• STATED EXERCISE: Copy the lines below as they are; omit the images they contain.

• SOURCE MATERIAL:

________________________________________

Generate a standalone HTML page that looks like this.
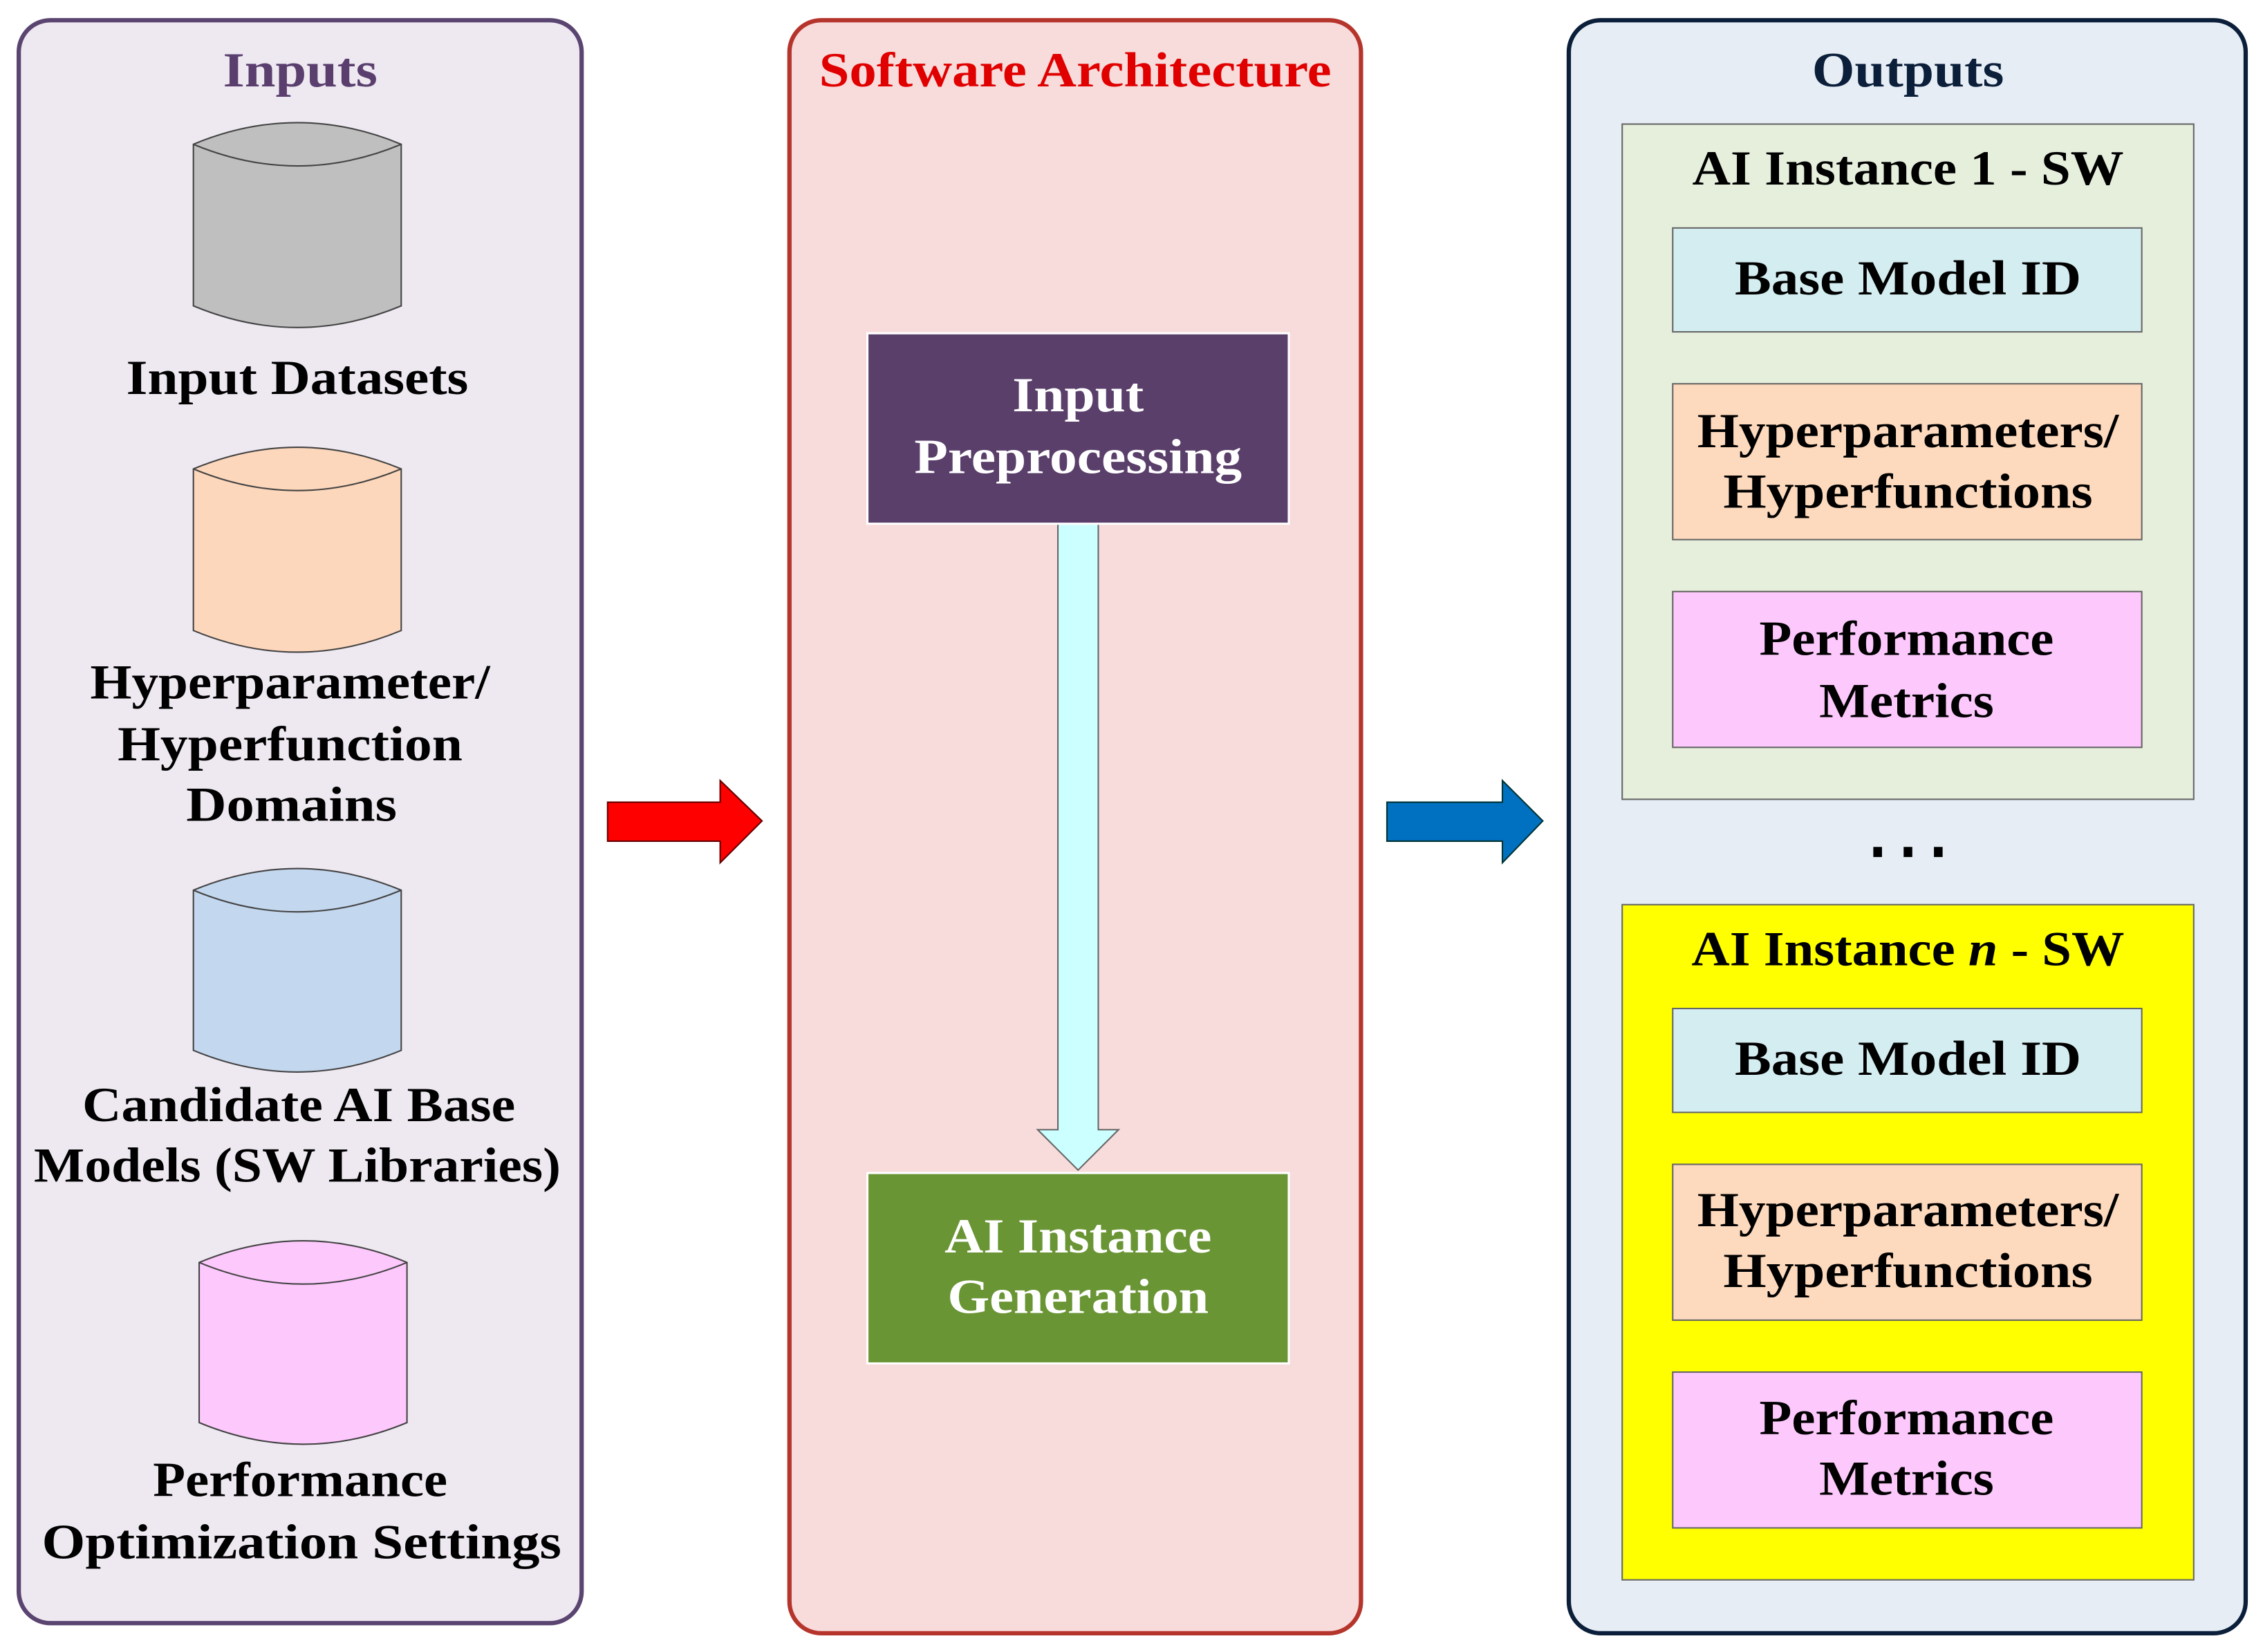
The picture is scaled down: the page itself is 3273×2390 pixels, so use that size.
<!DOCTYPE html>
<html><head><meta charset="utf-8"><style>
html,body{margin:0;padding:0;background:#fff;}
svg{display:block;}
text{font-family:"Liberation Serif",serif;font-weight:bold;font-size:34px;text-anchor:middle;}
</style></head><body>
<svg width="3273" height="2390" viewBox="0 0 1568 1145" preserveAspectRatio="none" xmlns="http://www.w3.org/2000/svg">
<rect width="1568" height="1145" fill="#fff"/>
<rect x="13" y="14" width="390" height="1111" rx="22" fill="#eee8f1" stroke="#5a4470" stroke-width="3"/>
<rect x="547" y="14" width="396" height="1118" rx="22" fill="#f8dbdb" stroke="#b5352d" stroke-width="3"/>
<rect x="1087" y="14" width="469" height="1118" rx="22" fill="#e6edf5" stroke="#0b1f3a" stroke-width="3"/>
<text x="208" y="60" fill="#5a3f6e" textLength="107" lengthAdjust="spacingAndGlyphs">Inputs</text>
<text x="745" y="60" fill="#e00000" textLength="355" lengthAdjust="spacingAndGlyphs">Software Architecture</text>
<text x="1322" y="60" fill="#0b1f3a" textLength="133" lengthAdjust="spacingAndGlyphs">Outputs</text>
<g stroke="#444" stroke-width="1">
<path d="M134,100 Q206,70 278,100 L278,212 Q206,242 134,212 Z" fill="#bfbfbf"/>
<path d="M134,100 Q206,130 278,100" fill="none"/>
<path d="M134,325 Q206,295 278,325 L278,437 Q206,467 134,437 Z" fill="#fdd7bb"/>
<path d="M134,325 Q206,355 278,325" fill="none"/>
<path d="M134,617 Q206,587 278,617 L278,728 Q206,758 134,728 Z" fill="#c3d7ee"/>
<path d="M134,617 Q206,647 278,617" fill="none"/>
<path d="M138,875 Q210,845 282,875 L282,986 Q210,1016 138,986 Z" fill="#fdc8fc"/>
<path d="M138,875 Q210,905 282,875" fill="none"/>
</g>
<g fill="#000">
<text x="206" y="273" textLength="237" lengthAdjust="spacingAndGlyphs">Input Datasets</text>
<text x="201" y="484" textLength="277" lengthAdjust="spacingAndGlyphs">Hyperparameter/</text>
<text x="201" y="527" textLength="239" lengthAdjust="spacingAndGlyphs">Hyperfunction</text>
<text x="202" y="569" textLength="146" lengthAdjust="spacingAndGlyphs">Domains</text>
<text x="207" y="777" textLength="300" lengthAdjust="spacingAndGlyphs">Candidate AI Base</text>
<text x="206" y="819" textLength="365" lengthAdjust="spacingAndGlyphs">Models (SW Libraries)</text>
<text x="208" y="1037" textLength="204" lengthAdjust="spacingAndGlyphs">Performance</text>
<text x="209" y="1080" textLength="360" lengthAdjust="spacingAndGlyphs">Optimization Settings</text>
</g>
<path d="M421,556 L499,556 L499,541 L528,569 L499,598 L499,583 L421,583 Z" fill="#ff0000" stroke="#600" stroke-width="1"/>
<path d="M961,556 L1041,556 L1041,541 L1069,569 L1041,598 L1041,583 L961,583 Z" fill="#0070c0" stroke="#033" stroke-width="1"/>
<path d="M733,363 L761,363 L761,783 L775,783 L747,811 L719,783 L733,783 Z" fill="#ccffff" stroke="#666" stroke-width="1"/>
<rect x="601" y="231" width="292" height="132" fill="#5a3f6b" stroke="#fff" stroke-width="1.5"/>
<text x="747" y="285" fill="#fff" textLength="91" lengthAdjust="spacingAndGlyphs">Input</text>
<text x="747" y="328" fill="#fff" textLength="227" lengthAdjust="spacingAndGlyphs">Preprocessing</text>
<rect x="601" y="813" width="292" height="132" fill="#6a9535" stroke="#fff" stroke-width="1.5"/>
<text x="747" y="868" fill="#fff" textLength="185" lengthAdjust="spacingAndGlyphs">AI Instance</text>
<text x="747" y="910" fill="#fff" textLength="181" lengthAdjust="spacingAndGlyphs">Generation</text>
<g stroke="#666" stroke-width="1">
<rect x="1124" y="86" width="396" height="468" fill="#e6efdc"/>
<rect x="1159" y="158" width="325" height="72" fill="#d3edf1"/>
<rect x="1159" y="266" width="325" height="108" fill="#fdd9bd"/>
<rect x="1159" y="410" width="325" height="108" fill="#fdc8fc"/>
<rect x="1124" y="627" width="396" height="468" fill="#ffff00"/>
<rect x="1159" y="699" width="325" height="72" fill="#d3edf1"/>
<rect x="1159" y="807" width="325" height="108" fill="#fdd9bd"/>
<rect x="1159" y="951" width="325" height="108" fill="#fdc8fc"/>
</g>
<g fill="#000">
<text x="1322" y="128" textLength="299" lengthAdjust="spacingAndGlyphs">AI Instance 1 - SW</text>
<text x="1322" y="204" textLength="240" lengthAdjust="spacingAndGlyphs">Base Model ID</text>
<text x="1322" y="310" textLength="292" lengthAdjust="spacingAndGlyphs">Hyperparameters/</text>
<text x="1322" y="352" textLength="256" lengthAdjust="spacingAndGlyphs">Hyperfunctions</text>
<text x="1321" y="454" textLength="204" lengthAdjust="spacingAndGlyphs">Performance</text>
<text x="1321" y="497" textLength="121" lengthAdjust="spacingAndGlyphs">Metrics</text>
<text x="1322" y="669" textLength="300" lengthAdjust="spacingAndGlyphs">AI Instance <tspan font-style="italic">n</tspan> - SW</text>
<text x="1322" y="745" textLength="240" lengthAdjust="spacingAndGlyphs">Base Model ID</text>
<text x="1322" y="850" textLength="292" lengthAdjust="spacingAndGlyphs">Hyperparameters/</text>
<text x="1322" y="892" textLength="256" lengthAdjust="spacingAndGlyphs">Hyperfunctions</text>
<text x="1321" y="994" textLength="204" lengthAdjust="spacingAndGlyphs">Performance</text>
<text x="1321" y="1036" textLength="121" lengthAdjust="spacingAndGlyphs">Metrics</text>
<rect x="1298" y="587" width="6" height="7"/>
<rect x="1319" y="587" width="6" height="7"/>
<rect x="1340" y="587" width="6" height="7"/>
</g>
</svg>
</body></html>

________________________________________

• SOLUTION FOR THIS TASK:
Generate a standalone HTML page that looks like this.
The picture is scaled down: the page itself is 3273×2390 pixels, so use that size.
<!DOCTYPE html>
<html><head><meta charset="utf-8"><style>
html,body{margin:0;padding:0;background:#fff;}
svg{display:block;}
text{font-family:"Liberation Serif",serif;font-weight:bold;font-size:34px;text-anchor:middle;}
</style></head><body>
<svg width="3273" height="2390" viewBox="0 0 1568 1145" preserveAspectRatio="none" xmlns="http://www.w3.org/2000/svg">
<rect width="1568" height="1145" fill="#fff"/>
<rect x="13" y="14" width="390" height="1111" rx="22" fill="#eee8f1" stroke="#5a4470" stroke-width="3"/>
<rect x="547" y="14" width="396" height="1118" rx="22" fill="#f8dbdb" stroke="#b5352d" stroke-width="3"/>
<rect x="1087" y="14" width="469" height="1118" rx="22" fill="#e6edf5" stroke="#0b1f3a" stroke-width="3"/>
<text x="208" y="60" fill="#5a3f6e" textLength="107" lengthAdjust="spacingAndGlyphs">Inputs</text>
<text x="745" y="60" fill="#e00000" textLength="355" lengthAdjust="spacingAndGlyphs">Software Architecture</text>
<text x="1322" y="60" fill="#0b1f3a" textLength="133" lengthAdjust="spacingAndGlyphs">Outputs</text>
<g stroke="#444" stroke-width="1">
<path d="M134,100 Q206,70 278,100 L278,212 Q206,242 134,212 Z" fill="#bfbfbf"/>
<path d="M134,100 Q206,130 278,100" fill="none"/>
<path d="M134,325 Q206,295 278,325 L278,437 Q206,467 134,437 Z" fill="#fdd7bb"/>
<path d="M134,325 Q206,355 278,325" fill="none"/>
<path d="M134,617 Q206,587 278,617 L278,728 Q206,758 134,728 Z" fill="#c3d7ee"/>
<path d="M134,617 Q206,647 278,617" fill="none"/>
<path d="M138,875 Q210,845 282,875 L282,986 Q210,1016 138,986 Z" fill="#fdc8fc"/>
<path d="M138,875 Q210,905 282,875" fill="none"/>
</g>
<g fill="#000">
<text x="206" y="273" textLength="237" lengthAdjust="spacingAndGlyphs">Input Datasets</text>
<text x="201" y="484" textLength="277" lengthAdjust="spacingAndGlyphs">Hyperparameter/</text>
<text x="201" y="527" textLength="239" lengthAdjust="spacingAndGlyphs">Hyperfunction</text>
<text x="202" y="569" textLength="146" lengthAdjust="spacingAndGlyphs">Domains</text>
<text x="207" y="777" textLength="300" lengthAdjust="spacingAndGlyphs">Candidate AI Base</text>
<text x="206" y="819" textLength="365" lengthAdjust="spacingAndGlyphs">Models (SW Libraries)</text>
<text x="208" y="1037" textLength="204" lengthAdjust="spacingAndGlyphs">Performance</text>
<text x="209" y="1080" textLength="360" lengthAdjust="spacingAndGlyphs">Optimization Settings</text>
</g>
<path d="M421,556 L499,556 L499,541 L528,569 L499,598 L499,583 L421,583 Z" fill="#ff0000" stroke="#600" stroke-width="1"/>
<path d="M961,556 L1041,556 L1041,541 L1069,569 L1041,598 L1041,583 L961,583 Z" fill="#0070c0" stroke="#033" stroke-width="1"/>
<path d="M733,363 L761,363 L761,783 L775,783 L747,811 L719,783 L733,783 Z" fill="#ccffff" stroke="#666" stroke-width="1"/>
<rect x="601" y="231" width="292" height="132" fill="#5a3f6b" stroke="#fff" stroke-width="1.5"/>
<text x="747" y="285" fill="#fff" textLength="91" lengthAdjust="spacingAndGlyphs">Input</text>
<text x="747" y="328" fill="#fff" textLength="227" lengthAdjust="spacingAndGlyphs">Preprocessing</text>
<rect x="601" y="813" width="292" height="132" fill="#6a9535" stroke="#fff" stroke-width="1.5"/>
<text x="747" y="868" fill="#fff" textLength="185" lengthAdjust="spacingAndGlyphs">AI Instance</text>
<text x="747" y="910" fill="#fff" textLength="181" lengthAdjust="spacingAndGlyphs">Generation</text>
<g stroke="#666" stroke-width="1">
<rect x="1124" y="86" width="396" height="468" fill="#e6efdc"/>
<rect x="1159" y="158" width="325" height="72" fill="#d3edf1"/>
<rect x="1159" y="266" width="325" height="108" fill="#fdd9bd"/>
<rect x="1159" y="410" width="325" height="108" fill="#fdc8fc"/>
<rect x="1124" y="627" width="396" height="468" fill="#ffff00"/>
<rect x="1159" y="699" width="325" height="72" fill="#d3edf1"/>
<rect x="1159" y="807" width="325" height="108" fill="#fdd9bd"/>
<rect x="1159" y="951" width="325" height="108" fill="#fdc8fc"/>
</g>
<g fill="#000">
<text x="1322" y="128" textLength="299" lengthAdjust="spacingAndGlyphs">AI Instance 1 - SW</text>
<text x="1322" y="204" textLength="240" lengthAdjust="spacingAndGlyphs">Base Model ID</text>
<text x="1322" y="310" textLength="292" lengthAdjust="spacingAndGlyphs">Hyperparameters/</text>
<text x="1322" y="352" textLength="256" lengthAdjust="spacingAndGlyphs">Hyperfunctions</text>
<text x="1321" y="454" textLength="204" lengthAdjust="spacingAndGlyphs">Performance</text>
<text x="1321" y="497" textLength="121" lengthAdjust="spacingAndGlyphs">Metrics</text>
<text x="1322" y="669" textLength="300" lengthAdjust="spacingAndGlyphs">AI Instance <tspan font-style="italic">n</tspan> - SW</text>
<text x="1322" y="745" textLength="240" lengthAdjust="spacingAndGlyphs">Base Model ID</text>
<text x="1322" y="850" textLength="292" lengthAdjust="spacingAndGlyphs">Hyperparameters/</text>
<text x="1322" y="892" textLength="256" lengthAdjust="spacingAndGlyphs">Hyperfunctions</text>
<text x="1321" y="994" textLength="204" lengthAdjust="spacingAndGlyphs">Performance</text>
<text x="1321" y="1036" textLength="121" lengthAdjust="spacingAndGlyphs">Metrics</text>
<rect x="1298" y="587" width="6" height="7"/>
<rect x="1319" y="587" width="6" height="7"/>
<rect x="1340" y="587" width="6" height="7"/>
</g>
</svg>
</body></html>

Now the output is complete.